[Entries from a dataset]
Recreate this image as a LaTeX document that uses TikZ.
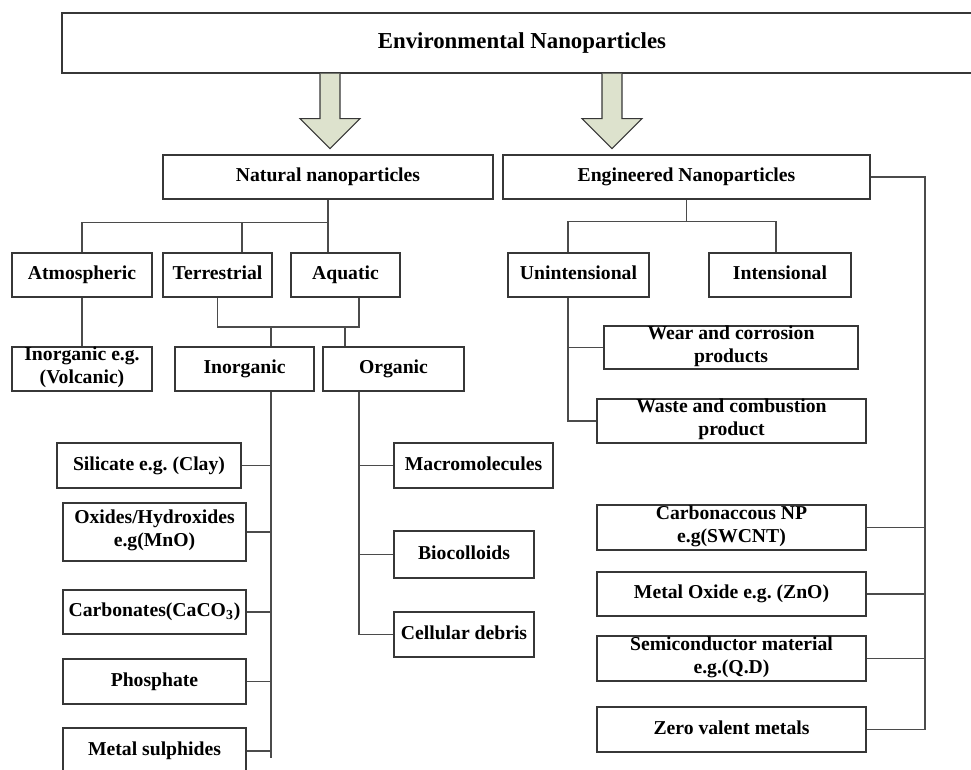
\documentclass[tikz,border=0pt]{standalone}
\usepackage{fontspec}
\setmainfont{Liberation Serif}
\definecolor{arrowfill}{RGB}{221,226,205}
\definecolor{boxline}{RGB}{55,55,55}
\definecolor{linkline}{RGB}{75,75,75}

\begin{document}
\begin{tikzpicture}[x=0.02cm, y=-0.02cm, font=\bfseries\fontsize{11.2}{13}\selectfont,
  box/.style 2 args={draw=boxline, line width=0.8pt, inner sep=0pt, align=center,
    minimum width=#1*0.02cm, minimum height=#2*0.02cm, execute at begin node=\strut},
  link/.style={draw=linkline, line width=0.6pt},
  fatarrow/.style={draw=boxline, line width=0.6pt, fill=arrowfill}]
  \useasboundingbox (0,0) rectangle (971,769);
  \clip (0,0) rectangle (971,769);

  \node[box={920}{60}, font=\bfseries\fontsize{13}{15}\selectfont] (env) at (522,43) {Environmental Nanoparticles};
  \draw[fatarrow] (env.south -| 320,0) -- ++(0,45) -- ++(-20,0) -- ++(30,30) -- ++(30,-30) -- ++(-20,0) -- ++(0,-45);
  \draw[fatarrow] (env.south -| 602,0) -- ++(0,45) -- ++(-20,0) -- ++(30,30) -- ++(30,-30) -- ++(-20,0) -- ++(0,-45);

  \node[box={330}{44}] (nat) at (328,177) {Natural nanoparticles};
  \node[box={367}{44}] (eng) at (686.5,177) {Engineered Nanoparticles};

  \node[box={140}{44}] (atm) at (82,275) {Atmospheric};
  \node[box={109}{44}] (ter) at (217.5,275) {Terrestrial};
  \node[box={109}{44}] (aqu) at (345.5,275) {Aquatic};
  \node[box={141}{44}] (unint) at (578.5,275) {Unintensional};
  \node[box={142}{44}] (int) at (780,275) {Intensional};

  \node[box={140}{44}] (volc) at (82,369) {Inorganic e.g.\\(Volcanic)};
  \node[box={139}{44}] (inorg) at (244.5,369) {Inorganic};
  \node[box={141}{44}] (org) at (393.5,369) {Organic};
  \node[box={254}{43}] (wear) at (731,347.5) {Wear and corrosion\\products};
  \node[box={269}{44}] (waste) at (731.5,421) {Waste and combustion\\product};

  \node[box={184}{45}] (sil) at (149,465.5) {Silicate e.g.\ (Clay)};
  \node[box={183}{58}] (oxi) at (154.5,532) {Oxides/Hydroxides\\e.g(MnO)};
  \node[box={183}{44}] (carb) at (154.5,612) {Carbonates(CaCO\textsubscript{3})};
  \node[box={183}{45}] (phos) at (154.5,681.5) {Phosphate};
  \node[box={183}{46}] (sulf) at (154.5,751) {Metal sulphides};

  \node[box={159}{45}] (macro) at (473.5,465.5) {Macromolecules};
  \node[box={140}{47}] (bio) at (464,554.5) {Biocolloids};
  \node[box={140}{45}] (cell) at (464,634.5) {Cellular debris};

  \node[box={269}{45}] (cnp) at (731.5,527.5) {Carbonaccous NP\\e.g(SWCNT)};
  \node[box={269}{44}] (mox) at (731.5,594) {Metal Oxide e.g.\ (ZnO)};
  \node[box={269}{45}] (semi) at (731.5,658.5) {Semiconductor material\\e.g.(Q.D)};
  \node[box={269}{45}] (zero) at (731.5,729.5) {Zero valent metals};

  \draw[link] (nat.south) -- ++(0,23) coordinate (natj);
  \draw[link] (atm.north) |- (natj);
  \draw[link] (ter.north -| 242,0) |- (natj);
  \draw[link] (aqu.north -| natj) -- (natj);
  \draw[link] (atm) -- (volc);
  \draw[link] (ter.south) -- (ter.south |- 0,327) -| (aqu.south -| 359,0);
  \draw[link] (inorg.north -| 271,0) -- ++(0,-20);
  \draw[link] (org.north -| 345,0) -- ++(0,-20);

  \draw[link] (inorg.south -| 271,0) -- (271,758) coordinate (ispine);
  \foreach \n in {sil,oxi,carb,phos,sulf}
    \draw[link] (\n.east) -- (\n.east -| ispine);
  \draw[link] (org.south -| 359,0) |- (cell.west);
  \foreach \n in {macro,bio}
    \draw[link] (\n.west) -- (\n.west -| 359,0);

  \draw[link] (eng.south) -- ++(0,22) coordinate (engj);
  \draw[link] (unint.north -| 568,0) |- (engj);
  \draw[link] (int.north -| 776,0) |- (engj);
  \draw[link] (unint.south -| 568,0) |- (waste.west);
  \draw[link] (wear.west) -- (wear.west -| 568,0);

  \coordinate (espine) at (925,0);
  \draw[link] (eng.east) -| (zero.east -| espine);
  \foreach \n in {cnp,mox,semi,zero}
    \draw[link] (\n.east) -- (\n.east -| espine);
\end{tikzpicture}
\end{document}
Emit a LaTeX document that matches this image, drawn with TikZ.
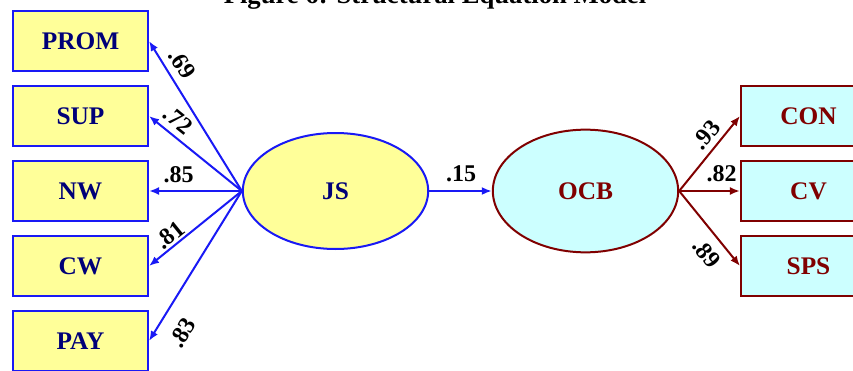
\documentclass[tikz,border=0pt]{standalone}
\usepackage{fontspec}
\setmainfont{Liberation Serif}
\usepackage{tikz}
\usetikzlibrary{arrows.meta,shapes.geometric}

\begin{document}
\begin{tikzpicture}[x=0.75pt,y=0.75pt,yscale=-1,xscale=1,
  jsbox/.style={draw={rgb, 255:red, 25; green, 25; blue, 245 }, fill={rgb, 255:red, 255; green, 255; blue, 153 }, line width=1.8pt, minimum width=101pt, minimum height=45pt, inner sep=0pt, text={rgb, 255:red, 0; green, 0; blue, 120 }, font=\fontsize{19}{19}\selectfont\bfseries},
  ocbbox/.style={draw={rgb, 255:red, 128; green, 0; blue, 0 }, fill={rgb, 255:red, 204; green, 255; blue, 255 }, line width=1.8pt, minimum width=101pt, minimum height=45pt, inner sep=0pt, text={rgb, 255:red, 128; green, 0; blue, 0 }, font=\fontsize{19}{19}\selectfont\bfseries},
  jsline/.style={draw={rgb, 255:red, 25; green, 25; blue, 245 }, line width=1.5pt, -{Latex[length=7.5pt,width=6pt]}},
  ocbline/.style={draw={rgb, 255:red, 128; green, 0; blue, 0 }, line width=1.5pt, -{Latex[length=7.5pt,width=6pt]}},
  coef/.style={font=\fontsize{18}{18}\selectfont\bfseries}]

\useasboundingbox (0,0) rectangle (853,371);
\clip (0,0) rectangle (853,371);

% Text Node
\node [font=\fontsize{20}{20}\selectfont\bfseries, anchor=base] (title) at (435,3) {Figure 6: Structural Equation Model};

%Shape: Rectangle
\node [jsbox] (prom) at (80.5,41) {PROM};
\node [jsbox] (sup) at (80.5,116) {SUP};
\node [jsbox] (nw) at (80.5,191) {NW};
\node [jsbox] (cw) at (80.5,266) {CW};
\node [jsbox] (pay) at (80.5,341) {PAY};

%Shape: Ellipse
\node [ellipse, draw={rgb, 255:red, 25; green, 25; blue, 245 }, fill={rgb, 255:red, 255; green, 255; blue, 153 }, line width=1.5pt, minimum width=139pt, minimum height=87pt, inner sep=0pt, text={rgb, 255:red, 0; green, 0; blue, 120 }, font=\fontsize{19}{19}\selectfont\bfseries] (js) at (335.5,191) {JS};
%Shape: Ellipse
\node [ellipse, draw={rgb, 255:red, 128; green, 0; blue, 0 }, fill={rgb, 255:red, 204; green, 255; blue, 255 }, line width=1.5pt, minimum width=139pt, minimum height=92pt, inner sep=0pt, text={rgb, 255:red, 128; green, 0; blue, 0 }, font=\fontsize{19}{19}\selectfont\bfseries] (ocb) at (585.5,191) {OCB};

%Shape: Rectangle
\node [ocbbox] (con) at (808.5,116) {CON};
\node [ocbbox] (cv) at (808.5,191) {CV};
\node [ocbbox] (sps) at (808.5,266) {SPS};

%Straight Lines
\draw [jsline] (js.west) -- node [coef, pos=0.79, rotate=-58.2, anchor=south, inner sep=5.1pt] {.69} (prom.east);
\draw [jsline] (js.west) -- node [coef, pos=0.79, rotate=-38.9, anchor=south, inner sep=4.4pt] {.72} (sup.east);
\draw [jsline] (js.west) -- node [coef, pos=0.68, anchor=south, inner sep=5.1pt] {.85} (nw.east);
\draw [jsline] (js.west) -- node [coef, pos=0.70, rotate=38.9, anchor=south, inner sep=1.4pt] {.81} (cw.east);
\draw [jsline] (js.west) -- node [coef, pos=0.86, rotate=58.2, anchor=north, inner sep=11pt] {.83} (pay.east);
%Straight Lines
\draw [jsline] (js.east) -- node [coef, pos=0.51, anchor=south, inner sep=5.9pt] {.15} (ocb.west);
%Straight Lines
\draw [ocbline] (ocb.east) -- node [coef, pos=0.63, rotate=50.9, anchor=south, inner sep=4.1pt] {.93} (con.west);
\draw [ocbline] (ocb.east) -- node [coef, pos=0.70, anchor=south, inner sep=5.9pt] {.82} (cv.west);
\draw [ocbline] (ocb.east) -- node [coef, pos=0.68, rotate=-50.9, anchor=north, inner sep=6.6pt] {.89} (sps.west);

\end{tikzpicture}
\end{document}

[JOB] Copy out every line with the word "image".

[WRITTEN ANSWER]
Recreate this image as a LaTeX document that uses TikZ.
Emit a LaTeX document that matches this image, drawn with TikZ.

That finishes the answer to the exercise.